Data shown:
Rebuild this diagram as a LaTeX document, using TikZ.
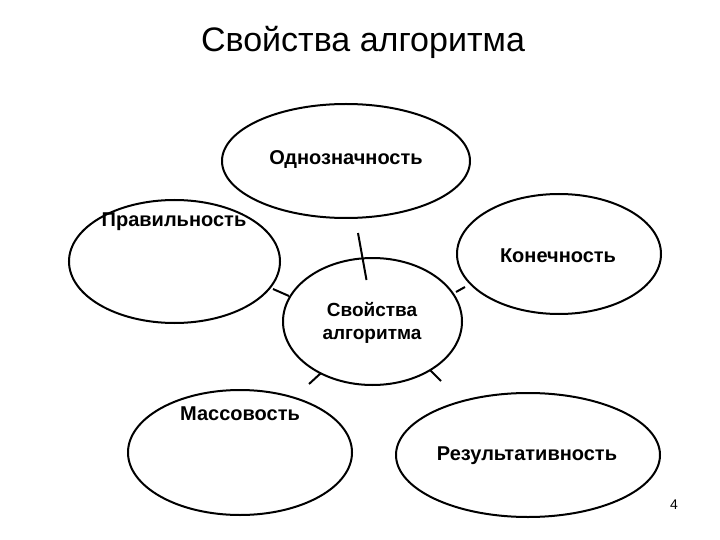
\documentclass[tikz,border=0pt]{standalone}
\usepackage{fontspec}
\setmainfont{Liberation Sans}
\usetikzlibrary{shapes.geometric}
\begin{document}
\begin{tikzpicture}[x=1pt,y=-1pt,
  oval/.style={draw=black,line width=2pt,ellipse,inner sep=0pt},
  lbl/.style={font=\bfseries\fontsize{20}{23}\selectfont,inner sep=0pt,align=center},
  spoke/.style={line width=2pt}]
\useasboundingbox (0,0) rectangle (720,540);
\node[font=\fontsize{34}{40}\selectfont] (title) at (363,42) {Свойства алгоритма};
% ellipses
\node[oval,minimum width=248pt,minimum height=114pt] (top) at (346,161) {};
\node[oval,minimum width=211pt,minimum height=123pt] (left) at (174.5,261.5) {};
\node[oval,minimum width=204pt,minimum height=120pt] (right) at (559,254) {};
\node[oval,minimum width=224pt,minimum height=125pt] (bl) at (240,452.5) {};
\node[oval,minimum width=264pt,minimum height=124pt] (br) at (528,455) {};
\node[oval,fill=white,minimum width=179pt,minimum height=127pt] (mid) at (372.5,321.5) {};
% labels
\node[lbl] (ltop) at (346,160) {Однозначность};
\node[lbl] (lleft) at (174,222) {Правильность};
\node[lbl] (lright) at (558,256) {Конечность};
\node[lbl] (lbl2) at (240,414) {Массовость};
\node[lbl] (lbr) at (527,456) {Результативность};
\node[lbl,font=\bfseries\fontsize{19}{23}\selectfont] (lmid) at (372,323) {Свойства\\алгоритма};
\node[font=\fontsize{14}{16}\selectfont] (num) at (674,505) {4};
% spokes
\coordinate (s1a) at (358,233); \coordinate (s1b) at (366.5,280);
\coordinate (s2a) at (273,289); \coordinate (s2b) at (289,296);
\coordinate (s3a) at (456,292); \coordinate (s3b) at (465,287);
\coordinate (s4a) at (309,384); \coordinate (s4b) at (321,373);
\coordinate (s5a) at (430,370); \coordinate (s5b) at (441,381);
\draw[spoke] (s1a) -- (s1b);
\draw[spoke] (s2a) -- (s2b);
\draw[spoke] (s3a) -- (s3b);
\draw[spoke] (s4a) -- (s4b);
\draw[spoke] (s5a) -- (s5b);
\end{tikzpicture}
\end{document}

Directions for this task:
Your copy of the data above should match it exactly, except that pictures are left out.

Task output:
Rebuild this diagram as a LaTeX document, using TikZ.
\documentclass[tikz,border=0pt]{standalone}
\usepackage{fontspec}
\setmainfont{Liberation Sans}
\usetikzlibrary{shapes.geometric}
\begin{document}
\begin{tikzpicture}[x=1pt,y=-1pt,
  oval/.style={draw=black,line width=2pt,ellipse,inner sep=0pt},
  lbl/.style={font=\bfseries\fontsize{20}{23}\selectfont,inner sep=0pt,align=center},
  spoke/.style={line width=2pt}]
\useasboundingbox (0,0) rectangle (720,540);
\node[font=\fontsize{34}{40}\selectfont] (title) at (363,42) {Свойства алгоритма};
% ellipses
\node[oval,minimum width=248pt,minimum height=114pt] (top) at (346,161) {};
\node[oval,minimum width=211pt,minimum height=123pt] (left) at (174.5,261.5) {};
\node[oval,minimum width=204pt,minimum height=120pt] (right) at (559,254) {};
\node[oval,minimum width=224pt,minimum height=125pt] (bl) at (240,452.5) {};
\node[oval,minimum width=264pt,minimum height=124pt] (br) at (528,455) {};
\node[oval,fill=white,minimum width=179pt,minimum height=127pt] (mid) at (372.5,321.5) {};
% labels
\node[lbl] (ltop) at (346,160) {Однозначность};
\node[lbl] (lleft) at (174,222) {Правильность};
\node[lbl] (lright) at (558,256) {Конечность};
\node[lbl] (lbl2) at (240,414) {Массовость};
\node[lbl] (lbr) at (527,456) {Результативность};
\node[lbl,font=\bfseries\fontsize{19}{23}\selectfont] (lmid) at (372,323) {Свойства\\алгоритма};
\node[font=\fontsize{14}{16}\selectfont] (num) at (674,505) {4};
% spokes
\coordinate (s1a) at (358,233); \coordinate (s1b) at (366.5,280);
\coordinate (s2a) at (273,289); \coordinate (s2b) at (289,296);
\coordinate (s3a) at (456,292); \coordinate (s3b) at (465,287);
\coordinate (s4a) at (309,384); \coordinate (s4b) at (321,373);
\coordinate (s5a) at (430,370); \coordinate (s5b) at (441,381);
\draw[spoke] (s1a) -- (s1b);
\draw[spoke] (s2a) -- (s2b);
\draw[spoke] (s3a) -- (s3b);
\draw[spoke] (s4a) -- (s4b);
\draw[spoke] (s5a) -- (s5b);
\end{tikzpicture}
\end{document}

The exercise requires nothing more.